### Task requirements:
Below are records. Count every line containing the word "that" and give the number alone.
— Begin Data provided —
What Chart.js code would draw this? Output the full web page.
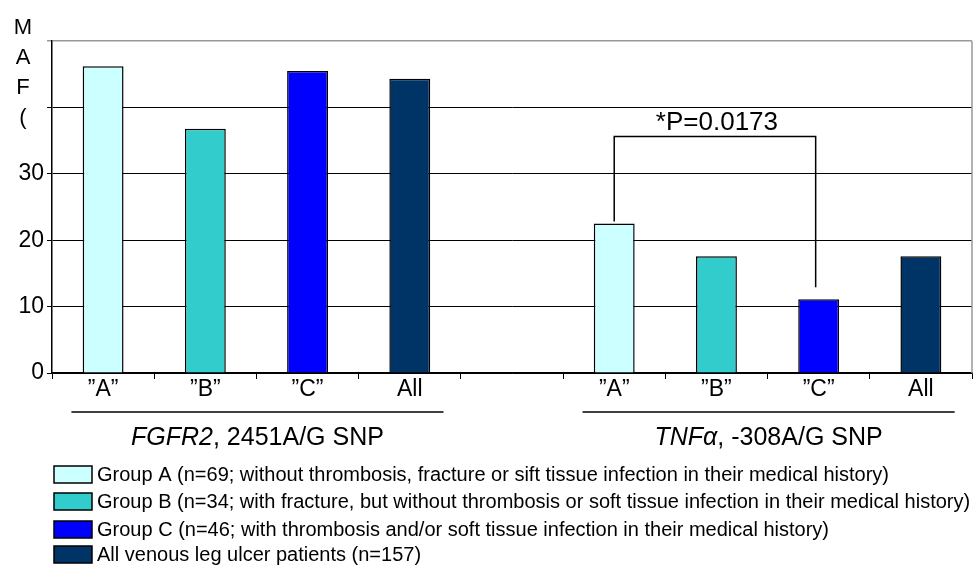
<!DOCTYPE html>
<html lang="en">
<head>
  <meta charset="UTF-8" />
  <title>MAF by group</title>
  <script src="https://cdn.jsdelivr.net/npm/chart.js"></script>
  <style>
    html, body { margin: 0; padding: 0; background: #fff; }
    #wrap { width: 976px; height: 565px; }
  </style>
</head>
<body>
  <div id="wrap"><canvas id="mafChart" width="976" height="565"></canvas></div>

  <script>
    // categories (empty slot separates the two SNPs)
    const categories = ['\u201DA\u201D', '\u201DB\u201D', '\u201DC\u201D', 'All', '', '\u201DA\u201D', '\u201DB\u201D', '\u201DC\u201D', 'All'];
    const groupNames = [
      'Group A (n=69; without thrombosis, fracture or sift tissue infection in their medical history)',
      'Group B (n=34; with fracture, but without thrombosis or soft tissue infection in their medical history)',
      'Group C (n=46; with thrombosis and/or soft tissue infection in their medical history)',
      'All venous leg ulcer patients (n=157)'
    ];
    const groupColors = ['#CCFFFF', '#33CCCC', '#0000FF', '#003366'];
    const fgfr2Values = [46.2, 36.8, 45.5, 44.3];
    const tnfValues = [22.5, 17.6, 11.1, 17.6];
    const yTicks = [0, 10, 20, 30];
    const axisLetters = ['M', 'A', 'F', '('];

    const FONT = '"Liberation Sans", Arial, sans-serif';

    // one dataset per group, values only in that group's slots
    const datasets = groupNames.map((name, g) => {
      const data = categories.map(() => null);
      data[g] = fgfr2Values[g];
      data[5 + g] = tnfValues[g];
      return {
        label: name,
        data: data,
        backgroundColor: groupColors[g],
        borderColor: '#000',
        borderWidth: 1.5,
        grouped: false,
        barPercentage: 0.4,
        categoryPercentage: 1
      };
    });

    const extras = {
      id: 'extras',
      afterDraw(chart) {
        const ctx = chart.ctx;
        const x = chart.scales.x;
        const y = chart.scales.y;
        const area = chart.chartArea;
        ctx.save();

        // plot border right
        ctx.strokeStyle = '#999';
        ctx.lineWidth = 1.5;
        ctx.beginPath();
        ctx.moveTo(area.right, area.top);
        ctx.lineTo(area.right, area.bottom);
        ctx.stroke();

        // significance bracket
        const xa = x.getPixelForValue(5), xc = x.getPixelForValue(7) - 3;
        const yt = y.getPixelForValue(35.6);
        ctx.strokeStyle = '#000';
        ctx.lineWidth = 1.5;
        ctx.beginPath();
        ctx.moveTo(xa, y.getPixelForValue(22.8));
        ctx.lineTo(xa, yt);
        ctx.lineTo(xc, yt);
        ctx.lineTo(xc, y.getPixelForValue(12.9));
        ctx.stroke();
        ctx.fillStyle = '#000';
        ctx.font = '26px ' + FONT;
        ctx.textAlign = 'center';
        ctx.textBaseline = 'middle';
        ctx.fillText('*P=0.0173', (xa + xc) / 2 + 2, yt - 14);

        // y axis title letters
        ctx.font = '22px ' + FONT;
        axisLetters.forEach((ch, i) => ctx.fillText(ch, 23, 28 + i * 30));

        // SNP group lines and labels
        const step = (x.getPixelForValue(1) - x.getPixelForValue(0));
        const groups = [
          { from: 0, to: 3, italic: 'FGFR2', rest: ', 2451A/G SNP' },
          { from: 5, to: 8, italic: 'TNF\u03B1', rest: ', -308A/G SNP' }
        ];
        groups.forEach(gr => {
          const x1 = x.getPixelForValue(gr.from) - step * 0.31;
          const x2 = x.getPixelForValue(gr.to) + step * 0.33;
          ctx.beginPath();
          ctx.moveTo(x1, 412);
          ctx.lineTo(x2, 412);
          ctx.stroke();
          ctx.font = 'italic 25px ' + FONT;
          const w1 = ctx.measureText(gr.italic).width;
          ctx.font = '25px ' + FONT;
          const w2 = ctx.measureText(gr.rest).width;
          const start = (x1 + x2) / 2 - (w1 + w2) / 2;
          ctx.textAlign = 'left';
          ctx.font = 'italic 25px ' + FONT;
          ctx.fillText(gr.italic, start, 438);
          ctx.font = '25px ' + FONT;
          ctx.fillText(gr.rest, start + w1, 438);
          ctx.textAlign = 'center';
        });

        // legend
        const rowsY = [475, 502, 530, 555];
        ctx.font = '20px ' + FONT;
        ctx.textAlign = 'left';
        chart.data.datasets.forEach((ds, i) => {
          ctx.fillStyle = ds.backgroundColor;
          ctx.fillRect(54, rowsY[i] - 9, 38, 17);
          ctx.strokeStyle = '#000';
          ctx.lineWidth = 1.5;
          ctx.strokeRect(54, rowsY[i] - 9, 38, 17);
          ctx.fillStyle = '#000';
          ctx.fillText(ds.label, 97, rowsY[i]);
        });
        ctx.restore();
      }
    };

    new Chart(document.getElementById('mafChart'), {
      type: 'bar',
      data: { labels: categories, datasets: datasets },
      plugins: [extras],
      options: {
        responsive: false,
        animation: false,
        layout: { padding: { top: 41, right: 4, left: 0, bottom: 0 } },
        plugins: { legend: { display: false }, tooltip: { enabled: false } },
        scales: {
          x: {
            afterFit(scale) { scale.height = 192; },
            grid: {
              offset: true,
              drawOnChartArea: false,
              tickLength: 6,
              color: '#000',
              lineWidth: 1
            },
            border: { color: '#000', width: 1.5 },
            ticks: { color: '#000', font: { family: FONT, size: 23 }, padding: -3, maxRotation: 0, autoSkip: false }
          },
          y: {
            min: 0,
            max: 50,
            afterFit(scale) { scale.width = 52; },
            afterBuildTicks(scale) {
              scale.ticks = [0, 10, 20, 30, 40, 50].map(v => ({ value: v }));
            },
            grid: {
              color: ctx => (ctx.tick && ctx.tick.value === 50 ? '#999' : '#000'),
              lineWidth: ctx => (ctx.tick && ctx.tick.value === 50 ? 1.5 : 1),
              tickLength: 5
            },
            border: { color: '#000', width: 1.5 },
            ticks: {
              color: '#000',
              font: { family: FONT, size: 23 },
              padding: 3,
              callback: v => (yTicks.includes(v) ? String(v) : '')
            }
          }
        }
      }
    });
  </script>
</body>
</html>
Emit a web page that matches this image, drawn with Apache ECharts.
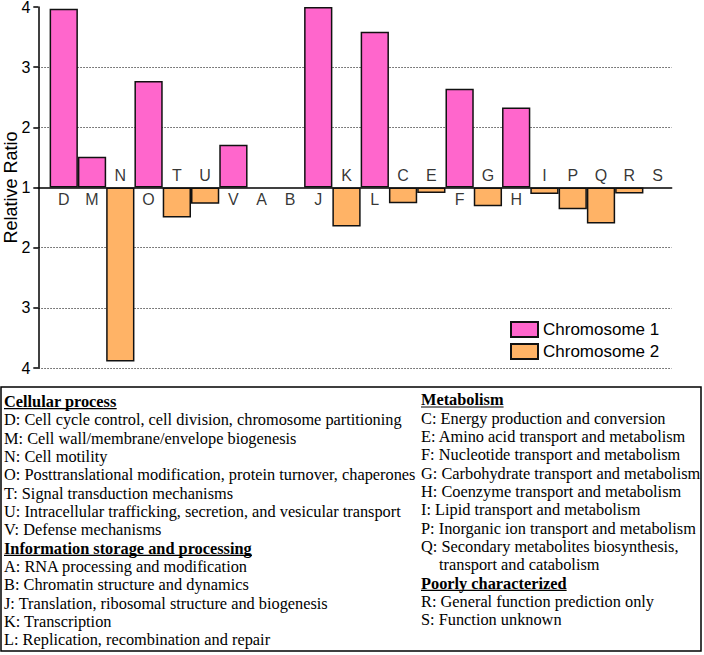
<!DOCTYPE html>
<html><head><meta charset="utf-8">
<script src="https://cdn.jsdelivr.net/npm/echarts@6/dist/echarts.min.js"></script>
<style>html,body{margin:0;padding:0;background:#fff}#c{width:704px;height:655px}</style>
</head><body><div id="c"></div>
<script>
// ---------- data ----------
const categories = ['D','M','N','O','T','U','V','A','B','J','K','L','C','E','F','G','H','I','P','Q','R','S'];
const chromosome1 = [3.97,1.51,null,2.77,null,null,1.71,null,null,4.0,null,3.59,null,null,2.64,null,2.33,null,null,null,null,null];
const chromosome2 = [null,null,3.89,null,1.50,1.27,null,null,null,null,1.65,null,1.26,1.09,null,1.31,null,1.11,1.36,1.60,1.10,null];
const labelsAbove = ['N','T','U','K','C','E','G','I','P','Q','R','S'];
const yTickLabels = ['4','3','2','1','2','3','4'];
const seriesNames = ['Chromosome 1','Chromosome 2'];
const yAxisTitle = 'Relative Ratio';

const headCellular = 'Cellular process';
const cellularItems = [
  'D: Cell cycle control, cell division, chromosome partitioning',
  'M: Cell wall/membrane/envelope biogenesis',
  'N: Cell motility',
  'O: Posttranslational modification, protein turnover, chaperones',
  'T: Signal transduction mechanisms',
  'U: Intracellular trafficking, secretion, and vesicular transport',
  'V: Defense mechanisms'
];
const headInfo = 'Information storage and processing';
const infoItems = [
  'A: RNA processing and modification',
  'B: Chromatin structure and dynamics',
  'J: Translation, ribosomal structure and biogenesis',
  'K: Transcription',
  'L: Replication, recombination and repair'
];
const headMetabolism = 'Metabolism';
const metabolismItems = [
  'C: Energy production and conversion',
  'E: Amino acid transport and metabolism',
  'F: Nucleotide transport and metabolism',
  'G: Carbohydrate transport and metabolism',
  'H: Coenzyme transport and metabolism',
  'I: Lipid transport and metabolism',
  'P: Inorganic ion transport and metabolism',
  'Q: Secondary metabolites biosynthesis,',
  'transport and catabolism'
];
const headPoorly = 'Poorly characterized';
const poorlyItems = [
  'R: General function prediction only',
  'S: Function unknown'
];

// ---------- build ----------
const SERIF = '"Liberation Serif","Times New Roman",serif';
const SANS = '"Liberation Sans",Arial,sans-serif';
const FS = 16;
const cv = document.createElement('canvas').getContext('2d');
function measure(t, bold){ cv.font = (bold?'bold ':'') + FS + 'px ' + SERIF; return cv.measureText(t).width; }
const SX = Math.min(1.05, Math.max(0.9, 398 / measure(cellularItems[0], false)));

const graphics = [];
graphics.push({type:'rect', shape:{x:1, y:387, width:700, height:264}, style:{fill:'none', stroke:'#000', lineWidth:1.5}, z:1});
function addText(t, x, y, bold){
  graphics.push({type:'text', x:x, y:y, scaleX:SX, style:{text:t, font:(bold?'bold ':'') + FS + 'px ' + SERIF, fill:'#000', verticalAlign:'middle', align:'left'}});
  if(bold){
    const w = measure(t, true) * SX;
    graphics.push({type:'line', shape:{x1:x, y1:y+7, x2:x+w, y2:y+7}, style:{stroke:'#000', lineWidth:1.2}});
  }
}
const STEP = 18.33;
let yL = 401.7;
const xL = 4;
addText(headCellular, xL, yL, true); yL += STEP;
cellularItems.forEach(t => { addText(t, xL, yL, false); yL += STEP; });
addText(headInfo, xL, yL, true); yL += STEP;
infoItems.forEach(t => { addText(t, xL, yL, false); yL += STEP; });
let yR = 400;
const xR = 421;
addText(headMetabolism, xR, yR, true); yR += STEP;
metabolismItems.forEach((t, i) => { addText(t, i === metabolismItems.length - 1 ? xR + 18 : xR, yR, false); yR += STEP; });
addText(headPoorly, xR, yR, true); yR += STEP;
poorlyItems.forEach(t => { addText(t, xR, yR, false); yR += STEP; });

const d1 = [], d2 = [];
categories.forEach((c, i) => {
  if (chromosome1[i] != null) d1.push([i, chromosome1[i] - 1]);
  if (chromosome2[i] != null) d2.push([i, -(chromosome2[i] - 1)]);
});
const labelData = categories.map((c, i) => ({
  value: [i, 0],
  label: { position: labelsAbove.includes(c) ? 'top' : 'bottom', formatter: c }
}));

const GRID_LEFT = 38.3, GRID_RIGHT = 32.3, X_MIN = -0.9, X_MAX = categories.length - 0.5;
const BAR_W = (704 - GRID_LEFT - GRID_RIGHT) / (X_MAX - X_MIN);
const barStyle = (color) => ({ color: color, borderColor: '#111', borderWidth: 1.5 });
const chart = echarts.init(document.getElementById('c'), null, {renderer:'svg'});
chart.setOption({
  animation: false,
  backgroundColor: '#fff',
  grid: { left: GRID_LEFT, right: GRID_RIGHT, top: 7, bottom: 287, containLabel: false, outerBoundsMode: 'none' },
  legend: {
    data: seriesNames, orient: 'vertical', left: 510, top: 321, padding: 0,
    itemWidth: 27, itemHeight: 15, itemGap: 5, icon: 'rect',
    textStyle: { fontSize: 17, fontFamily: SANS, color: '#000' }
  },
  xAxis: {
    type: 'value', min: X_MIN, max: X_MAX,
    axisLine: { show: true, onZero: true, lineStyle: { color: '#000', width: 1.5 } },
    axisTick: { show: false }, axisLabel: { show: false }, splitLine: { show: false }
  },
  yAxis: {
    type: 'value', min: -3, max: 3, interval: 1,
    name: yAxisTitle, nameLocation: 'middle', nameGap: 18, nameRotate: 90, nameMoveOverlap: false,
    nameTextStyle: { fontSize: 18, fontFamily: SANS, color: '#000' },
    axisLine: { show: true, onZero: false, lineStyle: { color: '#000', width: 1.5 } },
    axisTick: { show: true, length: 5, lineStyle: { color: '#000', width: 1.5 } },
    axisLabel: { fontSize: 16, fontFamily: SANS, color: '#000', margin: 8,
      formatter: v => yTickLabels[3 - Math.round(v)] },
    splitLine: { show: true, showMaxLine: false,
      lineStyle: { type: [1.5, 1.5], width: 1,
        color: ['#555','#555','#555','rgba(0,0,0,0)','#555','#555','rgba(0,0,0,0)'] } }
  },
  series: [
    { name: seriesNames[0], type: 'bar', data: d1, barWidth: BAR_W, barGap: '-100%', itemStyle: barStyle('#FF66CC'), z: 2 },
    { name: seriesNames[1], type: 'bar', data: d2, barWidth: BAR_W, barGap: '-100%', itemStyle: barStyle('#FFB366'), z: 2 },
    { name: 'labels', type: 'scatter', data: labelData, symbolSize: 0, silent: true, z: 5,
      label: { show: true, distance: 4, fontSize: 16, fontFamily: SANS, color: '#000' } }
  ],
  graphic: graphics
});
</script></body></html>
— End Data provided —
### Response:
2